When dealing with its volatile and unpredictable North Korean ally, China giveth, and China taketh away. Under pressure to curb North Korea’s nuclear weapons program, Beijing closed the Kim Jong-un regime’s most important foreign bank account last week—but also quietly boosted shipments of free food and fertilizer.
The Hankyoreh, a South Korean publication, reports that Chinese authorities notified North Korea that food aid would resume just before Pyongyang’s Foreign Trade Bank account was closed, citing a diplomatic source in Beijing. Fertilizer shipments from China are arriving earlier and in greater quantities than in years past, in part to make up for what North Korea used to receive from South Korea.
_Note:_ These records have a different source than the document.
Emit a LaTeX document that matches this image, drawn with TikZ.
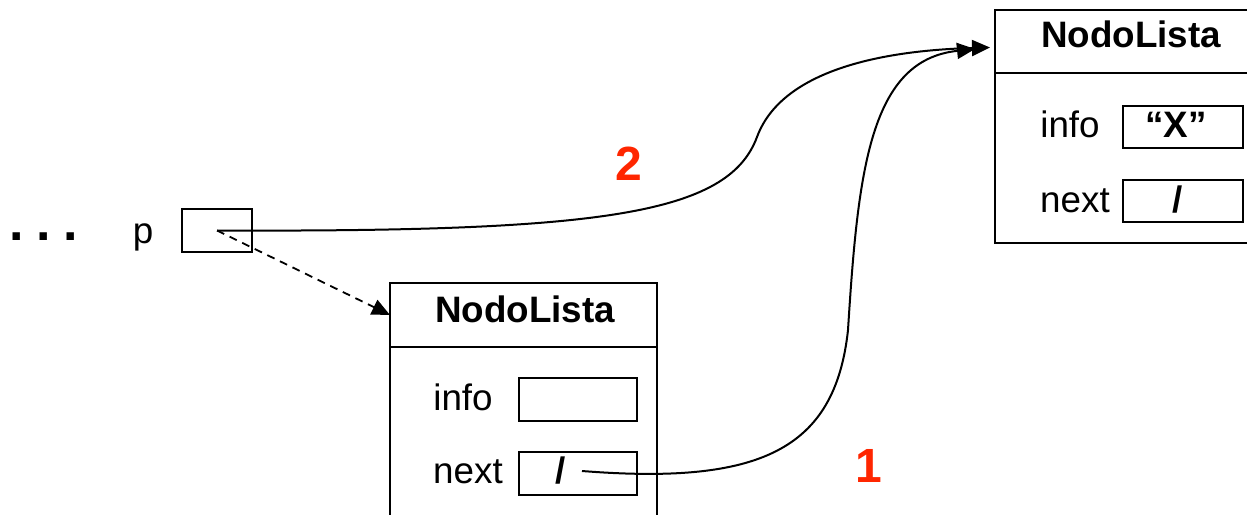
\documentclass[tikz,border=0pt]{standalone}
\usepackage{fontspec}
\setmainfont{Liberation Sans}
\usetikzlibrary{arrows.meta}
\definecolor{stepred}{RGB}{255,38,0}
\begin{document}
\begin{tikzpicture}[x=0.5pt,y=-0.5pt,
  line width=1pt,
  frame/.style={draw, inner sep=0pt, outer sep=0pt},
  field/.style={frame, minimum width=59pt, minimum height=21.5pt},
  lbl/.style={anchor=base, inner sep=0pt, font=\fontsize{18.4pt}{22pt}\selectfont},
  title/.style={lbl, font=\fontsize{18.4pt}{22pt}\selectfont\bfseries},
  stepnum/.style={anchor=base, inner sep=0pt, text=stepred, font=\fontsize{24pt}{28pt}\selectfont\bfseries},
  ptr/.style={-{Triangle[length=9pt,width=8pt]}, line width=1pt},
  dptr/.style={ptr, line width=0.9pt, dash pattern=on 4pt off 3pt}]
\path[use as bounding box, clip] (0,0) rectangle (1247,514);

% pointer variable p
\node[lbl, font=\fontsize{26pt}{30pt}\selectfont\bfseries] (dots) at (44,240) {.\hspace{6.2pt}.\hspace{6.2pt}.};
\node[lbl] (plabel) at (143,243) {p};
\node[frame, minimum width=35pt, minimum height=21.5pt] (pbox) at (217,230.5) {};

% first list node (bottom, open at the lower edge)
\node[frame, minimum width=133.5pt, minimum height=32pt] (n1head) at (523.5,315) {};
\node[frame, minimum width=133.5pt, minimum height=96.5pt] (n1body) at (523.5,443.5) {};
\node[title] (n1title) at (525,322) {NodoLista};
\node[lbl] (n1infolbl) at (463,410) {info};
\node[field] (n1info) at (578,399.5) {};
\node[lbl] (n1nextlbl) at (468,483) {next};
\node[field] (n1next) at (578,473) {};
\node[title] (n1slash) at (561,483) {/};
\coordinate (n1ptr) at (582,471);

% second list node (top right, open past the right edge)
\node[frame, minimum width=135pt, minimum height=31.5pt] (n2head) at (1130,41.5) {};
\node[frame, minimum width=135pt, minimum height=85pt] (n2body) at (1130,158) {};
\node[title] (n2title) at (1131,47) {NodoLista};
\node[lbl] (n2infolbl) at (1070,137) {info};
\node[field, minimum width=60pt, minimum height=21pt] (n2info) at (1183,127) {};
\node[title] (n2x) at (1176,137) {“X”};
\node[lbl] (n2nextlbl) at (1075,212) {next};
\node[field, minimum width=60pt, minimum height=21pt] (n2next) at (1183,201) {};
\node[title] (n2slash) at (1178,212) {/};
\coordinate (n2in) at (975,49);

% step numbers
\node[stepnum] (s2) at (629,180) {2};
\node[stepnum] (s1) at (869,482) {1};

% connectors
\draw[dptr] (pbox.center) -- (n1head.west);
\draw[ptr] (pbox.center) .. controls (600,232) and (728,215) .. (757,137)
  .. controls (784,64) and (900,50) .. ([shift={(-5,6)}]n2head.west);
\draw[ptr] (n1ptr) .. controls (760,485) and (835,450) .. (848,330)
  .. controls (858,170) and (870,60) .. (n2in);
\end{tikzpicture}
\end{document}
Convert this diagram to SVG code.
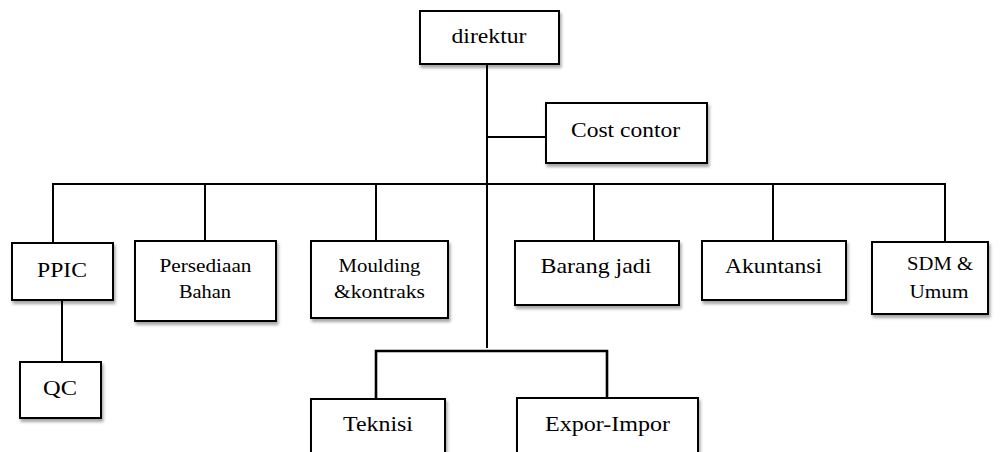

China ships upwards of 100,000 tons of badly needed food aid to North Korea each year in order to maintain diplomatic influence and prevent famine and chaos along its 900-mile-long border. As US Secretary of State John Kerry put it recently, “I think it’s fair to say that without China, North Korea would collapse.” North Korea is now well into its toughest part of the year for food, which runs from April until the September harvest, and according to the Wall Street Journal (paywall) shortages have even led its ambassador to go to Mongolia for food aid.
International sanctions seem to be slowing North Korea’s nuclear programme, according to a new UN report, but doubts remain about China’s willingness to fully enforce them. That is likely to continue if China continues to publicly brandish the stick while secretly doling out carrots—not to mention the fertilizer needed to grow them.